# Partial Fraction Expansion with repeated & complex roots

1. Aug 23, 2009

### CremeBrulee

I am having trouble to find a straight forward method for finding coefficients using partial fraction expansion with repeated or complex roots. My study notes arent too clear so I am finding the differentiation method hard to follow for repeated roots. As for complex roots I can find the roots using quadratic formula but then not sure how to find the coefficients? Are there any simple methods out there that can used used for these types of equations?Any help would be appriciated?

Repeated roots
4/s(s+1)^2

4/s(s+1)^2=k1/s + k2/s+1 + k3/(s+1)^2

k1=4; k3=-4 (Using cover up method)

k2=??

Complex roots
2/s(s^2+s+1)

(s^2+s+1) = -1/2 +/- j sqrt(3/2)

2. Aug 23, 2009

### Feldoh

That "cover-up" method doesn't work with any polynomial with a degree higher than 2.
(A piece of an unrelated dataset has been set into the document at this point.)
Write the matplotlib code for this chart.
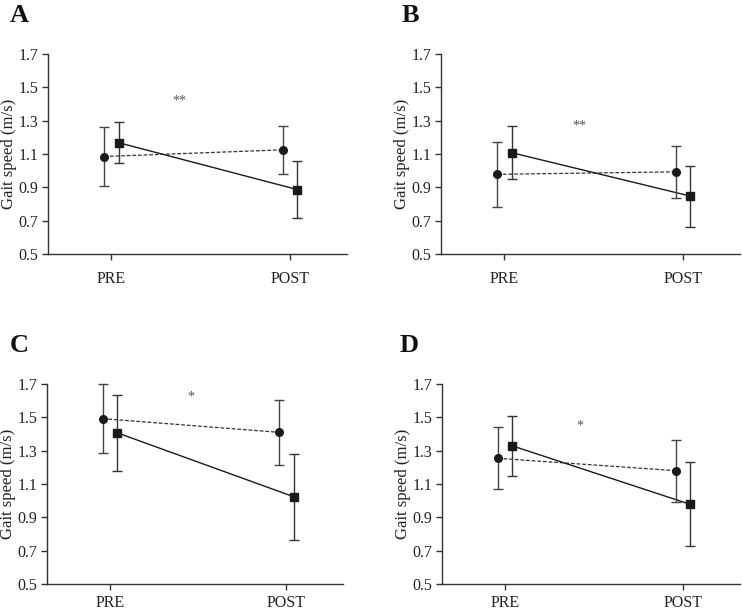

You'll have to solve k1/s + k2/s+1 + k3/(s+1)^2 the normal way.

Last edited: Aug 23, 2009
3. Aug 23, 2009

### coomast

CremeBrulee,

I do not know what exactly is meant by the cover-up method, but these two examples are very straightforward. You start very well, but than you seem to be lost. I will explain the first one, the second one you need to do yourself. (I wrote the first one down on a piece of paper in about 20 seconds.... the typing is a way bit longer....)

OK, you have:

$$\frac{4}{s(s+1)^2}=\frac{A}{s}+\frac{B}{s+1}+\frac{C}{(s+1)^2}$$

Or:

$$A(s+1)^2+Bs(s+1)+Cs=4$$
$$As^2+2As+A+Bs^2+Bs+Cs=4$$
$$(A+B)s^2+(2A+B+C)s+A=4$$

setting the LHS and the RHS equal to each other in the different s-terms we have already:

$$A=4$$

$$A+B=0$$

thus:

$$B=-4$$

$$2A+B+C=0$$

thus:

$$C=-4$$

the equation becomes now:

$$\frac{4}{s(s+1)^2}=\frac{4}{s}+\frac{-4}{s+1}+\frac{-4}{(s+1)^2}$$

Can you do the second one in the same manner? Do not try to find the roots of the quadratic that is not necessary. Write down the first step and in case you are not sure how to split it up, come back and ask.

coomast

4. Aug 23, 2009

### HallsofIvy

Staff Emeritus
As Coomast said, you can quickly arrive at
$$A(s+1)^2+Bs(s+1)+Cs=4$$

You can simplify a lot by taking s= -1:
$$A(0)^2+ B(-1)(0)+ C(-1)= 4$$
so that you get C= -4.

You can simplify a lot by taking s= 0:
$$A(0+1)^2+ B(0)(0+1)+ C(0)= 4$$
so that you get A= 4.

Finally, just choose some third number: s= 1 will do.
$$A(1+1)^2+ B(1)(1+1)+ C(1)= 4$$
$$4A+ 2B+ C= 4$$

And, since A= 4 and C= -4,
$$16+ 2B- 4= 4$$
so that
$$2B= -8$$
and B= -2.

5. Aug 24, 2009

### CremeBrulee

Thanks for the replies everyone. This process seems really straightforward but I'm still having trouble...grrr.

I do have a couple of questions:

How do I determine how to correctly split up the equation ie what s term goes next to each coefficient A, B , C, etc? I tried the second question but wasn't sure how to split it? What is the convention when splitting both repeated and complex roots?

The way I understood the explanation is that the s terms in brackets equal zero and the singular A equals 4.

$$(A+B)s^2+(2A+B+C)s+A=4$$

Then using the value found for A it can be plugged into the remaining coeffs in the s terms in brackets that equal zero to find remaining coefficients. Are the s terms in brackets always zero?

$$A+B=0$$ ; $$2A+B+C=0$$

But what happens if there isn't a singular coefficient or say if there were two repeated roots and so two singular values? Does this process still work?

I also tried the method using Hallsof Ivy suggested (s=0, s=1, s=-1) but I found B=-8? However, I know the answer is A=4, B=-4 & C=-4 from my text book, so we were both incorrect?